Freightwaves: FMC monitoring war’s effect on ocean shipping rates
As the Iran war disrupts Middle East supply chains, the Federal Maritime Commission said it is closely monitoring the impact the current conflict is having on shipping conditions through the Strait of Hormuz.
The regulator said it is using its statutory authority to ensure that rates, charges, and rules that common carriers have implemented as a result of the threats to commercial shipping in the Strait and neighboring waters do not violate the Shipping Act.
While wartime profiteering is commonplace, history has shown that legitimate fortunes were made in shipping during high-profile conflicts.

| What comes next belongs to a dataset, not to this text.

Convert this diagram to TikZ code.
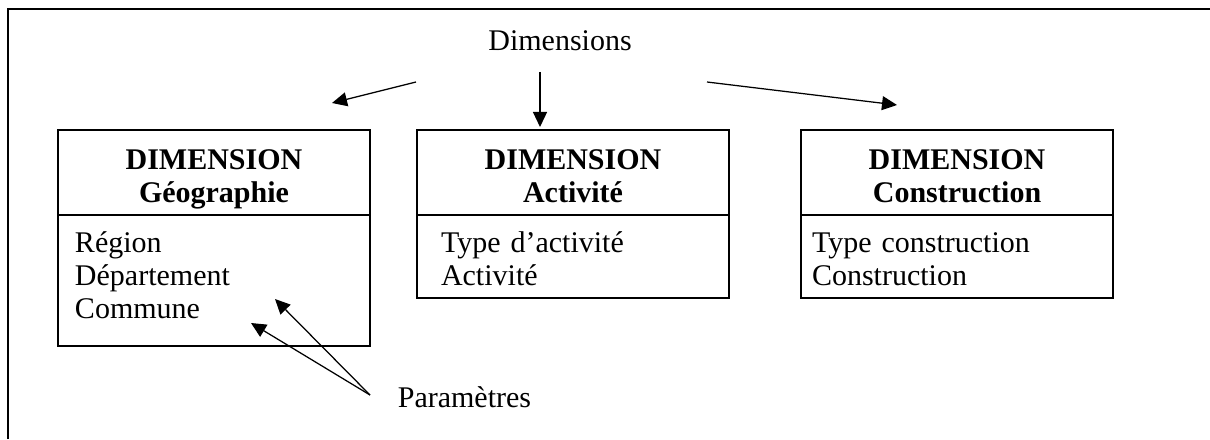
\documentclass[tikz,border=0pt]{standalone}
\usepackage{fontspec}
\setmainfont{Liberation Serif}
\usetikzlibrary{arrows.meta,positioning}

\begin{document}
\begin{tikzpicture}[>={Triangle[length=6pt,width=5.6pt]}, x=0.4pt, y=-0.4pt,
	font=\fontsize{12pt}{13.2pt}\selectfont,
	head/.style={draw, line width=0.8pt, outer sep=0pt, text width=124.8pt, inner xsep=0pt,
		align=center, font=\fontsize{12pt}{13.2pt}\selectfont\bfseries,
		inner ysep=7.6pt, text height=8pt, text depth=10.8pt},
	body/.style={draw, line width=0.8pt, outer sep=0pt, align=left, inner ysep=6.4pt, text height=8.4pt},
	link/.style={->, line width=0.5pt}]
	\useasboundingbox (0,0) rectangle (1210,439);
	
	% Frame
	\draw [line width=1.1pt] (8,439) -- (8,9) -- (1210,9);
	
	% Nodes {dims, heads, bodies, params}
	\node [anchor=base]			(dims)		at (560,51)		{Dimensions};
	\node [head]				(geoHead)	at (214,172.5)	{DIMENSION\\Géographie};
	\node [head]				(actHead)	[right=18.8pt of geoHead]	{DIMENSION\\Activité};
	\node [head]				(conHead)	[right=28.8pt of actHead]	{DIMENSION\\Construction};
	\node [body, inner xsep=6.8pt, text width=111.2pt, text depth=31.2pt]	(geoBody)	[below=0pt of geoHead]	{Région\\Département\\Commune};
	\node [body, inner xsep=9.6pt, text width=105.6pt, text depth=12pt]	(actBody)	[below=0pt of actHead]	{Type d’activité\\Activité};
	\node [body, inner xsep=4.4pt, text width=116pt, text depth=12pt]	(conBody)	[below=0pt of conHead]	{Type construction\\Construction};
	\node [anchor=base west]	(params)	at (389,407)	{Paramètres};
	
	% Arrow ends
	\coordinate (dimGeo)	at (416,82);
	\coordinate (geoIn)		at (332,103);
	\coordinate (dimAct)	at (540,72);
	\coordinate (actIn)		at (540,127);
	\coordinate (dimCon)	at (707,82);
	\coordinate (conIn)		at (897,105);
	\coordinate (paramOut)	at (370,395);
	\coordinate (depIn)		at (275,299);
	\coordinate (comIn)		at (251,323);
	
	% Paths
	\path [link] (dimGeo)	edge (geoIn);
	\path [link] (dimAct)	edge (actIn);
	\path [link] (dimCon)	edge (conIn);
	\path [link] (paramOut)	edge (depIn);
	\path [link] (paramOut)	edge (comIn);
	
\end{tikzpicture}
\end{document}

Iran’s shutdown of the Strait has trapped hundreds of ships in the Persian Gulf, and forced carriers to divert cargo to alternate ports. Ocean lines have also announced a range of emergency surcharges levied on shippers to cover diversions and other costs.
“Commission regulations require common carriers to provide at least 30 days between the publication and effective date of a change to a tariff that results in an increased cost to shippers,” the FMC said in a release. Its rules also outline a process through which a common carrier may submit a Special Permission (SP) request showing good cause to reduce this 30-day waiting period.
The agency reviews and votes on all SP requests. If an SP is granted, the approval will show the effective date permitted for the charge. A tariff rate, charge, or rule must be in effect at the time the carrier or its agent receives cargo.
The FMC urged shippers to review their common carrier’s tariff and contract terms, and reminded liners of the Shipping Act’s prohibitions against discriminatory and unreasonable practices.